Work instructions - Retype every line from the start of the data down to and including the line with "const idx = names.map((_, i) => i);". Skip the pictures.

─── Information provided

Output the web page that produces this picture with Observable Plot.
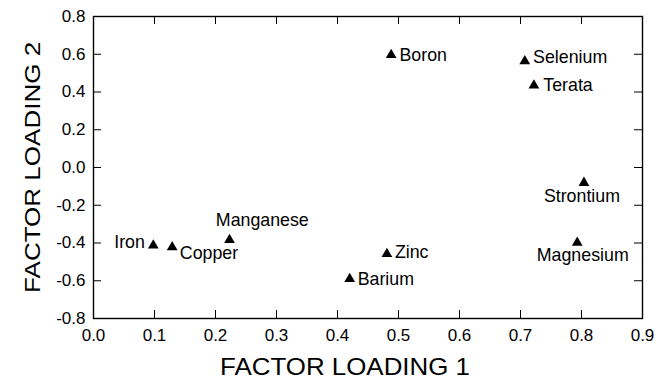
<!DOCTYPE html>
<html>
<head>
<meta charset="utf-8">
<script src="https://cdn.jsdelivr.net/npm/d3@7"></script>
<script src="https://cdn.jsdelivr.net/npm/@observablehq/plot@0.6"></script>
<style>
  html, body { margin: 0; padding: 0; background: #fff; }
  svg { display: block; }
</style>
</head>
<body>
<div id="chart"></div>
<script>
// ---- data ----
const names = ["Iron", "Copper", "Manganese", "Zinc", "Barium", "Magnesium", "Strontium", "Boron", "Selenium", "Terata"];
const loading1 = [0.098, 0.129, 0.223, 0.481, 0.420, 0.793, 0.804, 0.488, 0.707, 0.722];
const loading2 = [-0.405, -0.414, -0.376, -0.450, -0.582, -0.390, -0.073, 0.604, 0.571, 0.443];
const xTicks = [0.0, 0.1, 0.2, 0.3, 0.4, 0.5, 0.6, 0.7, 0.8, 0.9];
const yTicks = [-0.8, -0.6, -0.4, -0.2, 0.0, 0.2, 0.4, 0.6, 0.8];
const xTitle = "FACTOR LOADING 1";
const yTitle = "FACTOR LOADING 2";

// ---- label placement (style) ----
const labelStyle = [
  {anchor: "end",    dx: -8.4, dy: -2.1},
  {anchor: "start",  dx: 7.6,  dy: 7.4},
  {anchor: "start",  dx: -13.7, dy: -18.3},
  {anchor: "start",  dx: 8,    dy: 0.2},
  {anchor: "start",  dx: 8,    dy: 1.8},
  {anchor: "middle", dx: 5.5,  dy: 13.9},
  {anchor: "middle", dx: -2,   dy: 14.7},
  {anchor: "start",  dx: 8.3,  dy: 1.5},
  {anchor: "start",  dx: 8.3,  dy: -2.7},
  {anchor: "start",  dx: 9.4,  dy: 1.9}
];

const W = 668, H = 379;
const mL = 93, mR = 26, mT = 16, mB = 61;
const plotW = W - mL - mR, plotH = H - mT - mB;
const tickLen = 8;
const fmt = d => d.toFixed(1);
const idx = names.map((_, i) => i);

const labelMarks = idx.map(i => Plot.text([i], {
  x: j => loading1[j], y: j => loading2[j], text: j => names[j],
  textAnchor: labelStyle[i].anchor, dx: labelStyle[i].dx, dy: labelStyle[i].dy,
  lineAnchor: "middle", fontSize: 17.8, fill: "black"
}));

const svg = Plot.plot({
  width: W, height: H,
  marginLeft: mL, marginRight: mR, marginTop: mT, marginBottom: mB,
  style: {fontFamily: "'Liberation Sans', Arial, Helvetica, sans-serif", background: "white", color: "black"},
  x: {domain: [0, 0.9]},
  y: {domain: [-0.8, 0.8]},
  marks: [
    Plot.axisX({ticks: xTicks, tickFormat: fmt, tickSize: 0, tickPadding: 10, fontSize: 17, label: null}),
    Plot.axisY({ticks: yTicks, tickFormat: fmt, tickSize: 0, tickPadding: 8, fontSize: 17, label: null}),
    Plot.tickX(xTicks, {x: d => d, insetTop: plotH - tickLen, stroke: "black", strokeWidth: 1}),
    Plot.tickX(xTicks, {x: d => d, insetBottom: plotH - tickLen, stroke: "black", strokeWidth: 1}),
    Plot.tickY(yTicks, {y: d => d, insetRight: plotW - tickLen, stroke: "black", strokeWidth: 1}),
    Plot.tickY(yTicks, {y: d => d, insetLeft: plotW - tickLen, stroke: "black", strokeWidth: 1}),
    Plot.frame({stroke: "black", strokeWidth: 1.4}),
    Plot.dot(idx, {x: i => loading1[i], y: i => loading2[i], symbol: "triangle", r: 4, fill: "black", stroke: "none", dy: 1.5}),
    ...labelMarks
  ]
});

const s = d3.select(svg);
s.append("text")
  .attr("x", 345).attr("y", 374.5)
  .attr("text-anchor", "middle")
  .attr("font-size", 24)
  .attr("textLength", 250).attr("lengthAdjust", "spacingAndGlyphs")
  .attr("fill", "black")
  .text(xTitle);
s.append("text")
  .attr("transform", "translate(40.3,167.4) rotate(-90)")
  .attr("text-anchor", "middle")
  .attr("font-size", 22.5)
  .attr("textLength", 251).attr("lengthAdjust", "spacingAndGlyphs")
  .attr("fill", "black")
  .text(yTitle);

document.getElementById("chart").appendChild(svg);
</script>
</body>
</html>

──────

Solution -
Output the web page that produces this picture with Observable Plot.
<!DOCTYPE html>
<html>
<head>
<meta charset="utf-8">
<script src="https://cdn.jsdelivr.net/npm/d3@7"></script>
<script src="https://cdn.jsdelivr.net/npm/@observablehq/plot@0.6"></script>
<style>
  html, body { margin: 0; padding: 0; background: #fff; }
  svg { display: block; }
</style>
</head>
<body>
<div id="chart"></div>
<script>
// ---- data ----
const names = ["Iron", "Copper", "Manganese", "Zinc", "Barium", "Magnesium", "Strontium", "Boron", "Selenium", "Terata"];
const loading1 = [0.098, 0.129, 0.223, 0.481, 0.420, 0.793, 0.804, 0.488, 0.707, 0.722];
const loading2 = [-0.405, -0.414, -0.376, -0.450, -0.582, -0.390, -0.073, 0.604, 0.571, 0.443];
const xTicks = [0.0, 0.1, 0.2, 0.3, 0.4, 0.5, 0.6, 0.7, 0.8, 0.9];
const yTicks = [-0.8, -0.6, -0.4, -0.2, 0.0, 0.2, 0.4, 0.6, 0.8];
const xTitle = "FACTOR LOADING 1";
const yTitle = "FACTOR LOADING 2";

// ---- label placement (style) ----
const labelStyle = [
  {anchor: "end",    dx: -8.4, dy: -2.1},
  {anchor: "start",  dx: 7.6,  dy: 7.4},
  {anchor: "start",  dx: -13.7, dy: -18.3},
  {anchor: "start",  dx: 8,    dy: 0.2},
  {anchor: "start",  dx: 8,    dy: 1.8},
  {anchor: "middle", dx: 5.5,  dy: 13.9},
  {anchor: "middle", dx: -2,   dy: 14.7},
  {anchor: "start",  dx: 8.3,  dy: 1.5},
  {anchor: "start",  dx: 8.3,  dy: -2.7},
  {anchor: "start",  dx: 9.4,  dy: 1.9}
];

const W = 668, H = 379;
const mL = 93, mR = 26, mT = 16, mB = 61;
const plotW = W - mL - mR, plotH = H - mT - mB;
const tickLen = 8;
const fmt = d => d.toFixed(1);
const idx = names.map((_, i) => i);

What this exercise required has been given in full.